Mais le décret qui doit fixer « les conditions de sélection et de consultation des informations collectées », pris après avis de la CNIL, n’a toujours pas été publié. L’archivage n’a donc pas pu commencer.

Le texte sur le dépôt légal n’est toutefois pas la seule mesure réglementaire dont la non publication bloque toujours l’application d’une partie de la loi DADVSI. On peut ainsi constater, entre autres, les absences de publication des :

  • Décret d’application de l’article L331-37 du code de la propriété intellectuelle, sur les conditions d’application des dispositions relatives à la mission de « régulation et de veille » sur les DRM, qui doit permettre notamment à l’Hadopi (qui hérite à cet égard des fonctions de l’ARMT) de fixer « le nombre minimal de copies autorisées dans le cadre de l’exception pour copie privée » lorsque les œuvres sont protégées par DRM. Le texte doit aussi prévoir « les modalités d’information des utilisateurs d’une œuvre » relative aux « conditions d’accès à la lecture« . L’absence du décret est bien opportune, puisqu’elle permet aux ayants droit de ne même pas autoriser une seule copie, et de s’en tenir à une information minimale des clients.
  • Décrets d’applications de l’article 15 de la loi DADVSI, qui a créé une obligation de déclaration préalable et de fourniture du code source auprès des services de sécurité de l’Etat des « logiciels susceptibles de traiter des œuvres protégées et intégrant des mesures techniques permettant le contrôle à distance direct ou indirect d’une ou plusieurs fonctionnalités ou l’accès à des données personnelles« . Deux décrets sont attendus. Celui qui fixe « les conditions dans lesquelles sont souscrites ces déclarations et transmises les informations techniques« , et celui qui détermine les conditions d’application de l’article, « ainsi que la nature des systèmes de traitement automatisé de données auxquels elles s’appliquent« . Le gouvernement était contre cet article, mais il avait été adopté. Il n’a donc pas publié les décrets, qui auraient obligé les fournisseurs de DRM à dévoiler leur code source à l’Etat.
  • Décret d’application de l’article L131-3-3 du code de la propriété intellectuelle, sur les conditions d’exploitation des droits des auteurs lorsqu’ils sont agents de la fonction publique. Dès qu’il s’agit de fixer les conditions de rémunération de ses agents, l’Etat est beaucoup moins pressé de déterminer les règles….
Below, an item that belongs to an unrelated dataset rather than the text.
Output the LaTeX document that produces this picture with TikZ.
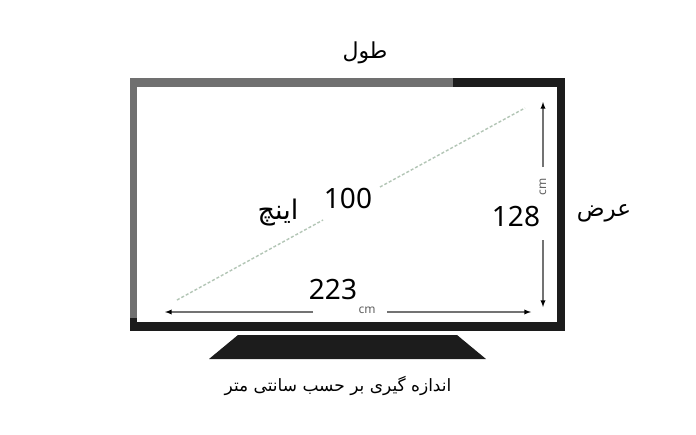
\documentclass[tikz,border=0pt]{standalone}
\usepackage{fontspec}
\setmainfont{Noto Sans}
\newfontfamily\farsi[Script=Arabic]{DejaVu Sans}
\TeXXeTstate=1
\usetikzlibrary{arrows,positioning,shapes}
\definecolor{bezel}{HTML}{1C1C1C}
\definecolor{bezelgray}{HTML}{707070}
\definecolor{dimline}{HTML}{737373}
\definecolor{diagline}{HTML}{B3C6B6}

\begin{document}
\begin{tikzpicture}[x=1pt,y=-1pt,
            number/.style={font=\fontsize{28}{30}\selectfont,inner sep=1pt},
            fa/.style={font=\farsi\fontsize{22}{24}\selectfont,inner sep=1pt},
            caption/.style={font=\farsi\fontsize{17}{19}\selectfont,inner sep=1pt},
            unit/.style={font=\fontsize{12}{13}\selectfont,text=dimline!85!black,inner sep=1pt},
            dim/.style={draw=dimline,line width=1.3pt,>=latex},
            diag/.style={draw=diagline,line width=1.4pt,densely dashed}
          ]
          \useasboundingbox (0,0) rectangle (696,434);

          %tv
          \fill[bezel] (130,78) rectangle (565,331);
          \fill[bezelgray] (130,78) rectangle (453,87);
          \fill[bezelgray] (130,87) rectangle (138,318);
          \fill[white] (137,87) rectangle (557,322);
          \fill[bezel] (238,335) -- (457,335) -- (486,359) -- (209,359) -- cycle;

          %labels
          \node[fa] (length) at (365,53) {\beginR طول\endR};
          \node[fa,font=\farsi\fontsize{23}{25}\selectfont] (width) at (604,213) {\beginR عرض\endR};
          \node[number] (diagsize) at (348,198) {100};
          \node[fa,font=\farsi\fontsize{27}{29}\selectfont] (inch) at (278,213) {\beginR اینچ\endR};
          \node[number] (heightval) at (516,217) {128};
          \node[number] (widthval) at (333,289) {223};
          \node[unit,rotate=90] (hcm) at (543,187) {cm};
          \node[unit] (wcm) at (367,310) {cm};
          \node[caption] (note) at (338,386) {\beginR اندازه گیری بر حسب سانتی متر\endR};

          %diagonal
          \coordinate (d0) at (177,300);
          \coordinate (d1) at (323,220);
          \coordinate (d2) at (380,187);
          \coordinate (d3) at (525,108);
          \path[diag]
          (d0) edge (d1)
          (d2) edge (d3)
          ;

          %dimensions
          \coordinate (h0) at (543,102);
          \coordinate (h1) at (543,167);
          \coordinate (h2) at (543,240);
          \coordinate (h3) at (543,307);
          \coordinate (w0) at (165,312);
          \coordinate (w1) at (313,312);
          \coordinate (w2) at (387,312);
          \coordinate (w3) at (531,312);
          \path[dim]
          (h1) edge[->] (h0)
          (h2) edge[->] (h3)
          (w1) edge[->] (w0)
          (w2) edge[->] (w3)
          ;

      \end{tikzpicture}
\end{document}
On notera aussi que la loi DADVSI avait créé un article L336-2 du code de la propriété intellectuelle qui faisait obligation aux fournisseurs d’accès à Internet d’adresser « à leurs frais, aux utilisateurs de cet accès des messages de sensibilisation aux dangers du téléchargement et de la mise à disposition illicites pour la création artistique« . Un décret devait déterminer la modalités de diffusion du message. Mais le texte réglementaire n’est jamais paru, et ne paraîtra jamais, puisqu’il a été écrasé avec la loi Hadopi. Il n’est plus question d’envoyer des messages de sensibilisation à tous les abonnés, mais uniquement des messages d’avertissement aux abonnés suspectés.

Enfin, la loi DADVSI demandait au gouvernement dans son article 52 la remise d’un rapport du gouvernement au Parlement sur la mise en œuvre de la loi, et la mise en place d’une « plate-forme publique de téléchargement permettant à tout créateur vivant, qui se trouve absent de l’offre commerciale en ligne, de mettre ses œuvres ou ses interprétations à la disposition du public et d’en obtenir une juste rémunération« . Ni ladite plate-forme ni le rapport n’ont vu le jour.